Personal information
- Full name: Timothy Andrew John Dawson
- Born: 29 January 1963 (age 63) Münster, North Rhine-Westphalia, West Germany
- Batting: Right-handed
- Bowling: Right-arm off break

Domestic team information
- 1986: Oxford University

Career statistics
| Competition | First-class |
| Matches | 7 |
| Runs scored | 32 |
| Batting average | 8.00 |
| 100s/50s | –/– |
| Top score | 10* |
| Balls bowled | 1,164 |
| Wickets | 13 |
| Bowling average | 49.92 |
| 5 wickets in innings | – |
| 10 wickets in match | – |
| Best bowling | 3/65 |
| Catches/stumpings | 2/– |
- Source: Cricinfo, 26 February 2020

= Timothy Dawson =

English cricketer (born 1963)

Timothy Andrew John Dawson (born 29 January 1963) is an English former first-class cricketer.

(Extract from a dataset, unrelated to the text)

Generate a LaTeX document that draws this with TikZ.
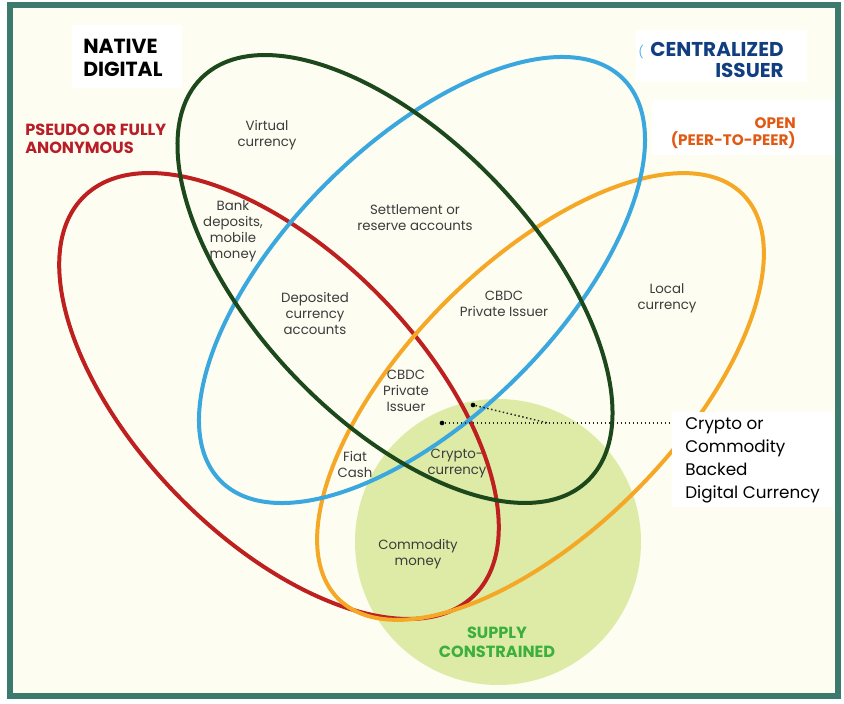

Dawson was born in West Germany at Münster in January 1963. He studied at the University of Oxford, where he played first-class cricket for Oxford University in 1986, making seven appearances. He scored 32 runs in his seven matches, in addition to taking 13 wickets with his off break bowling at an average of 49.92, with best figures of 3 for 65.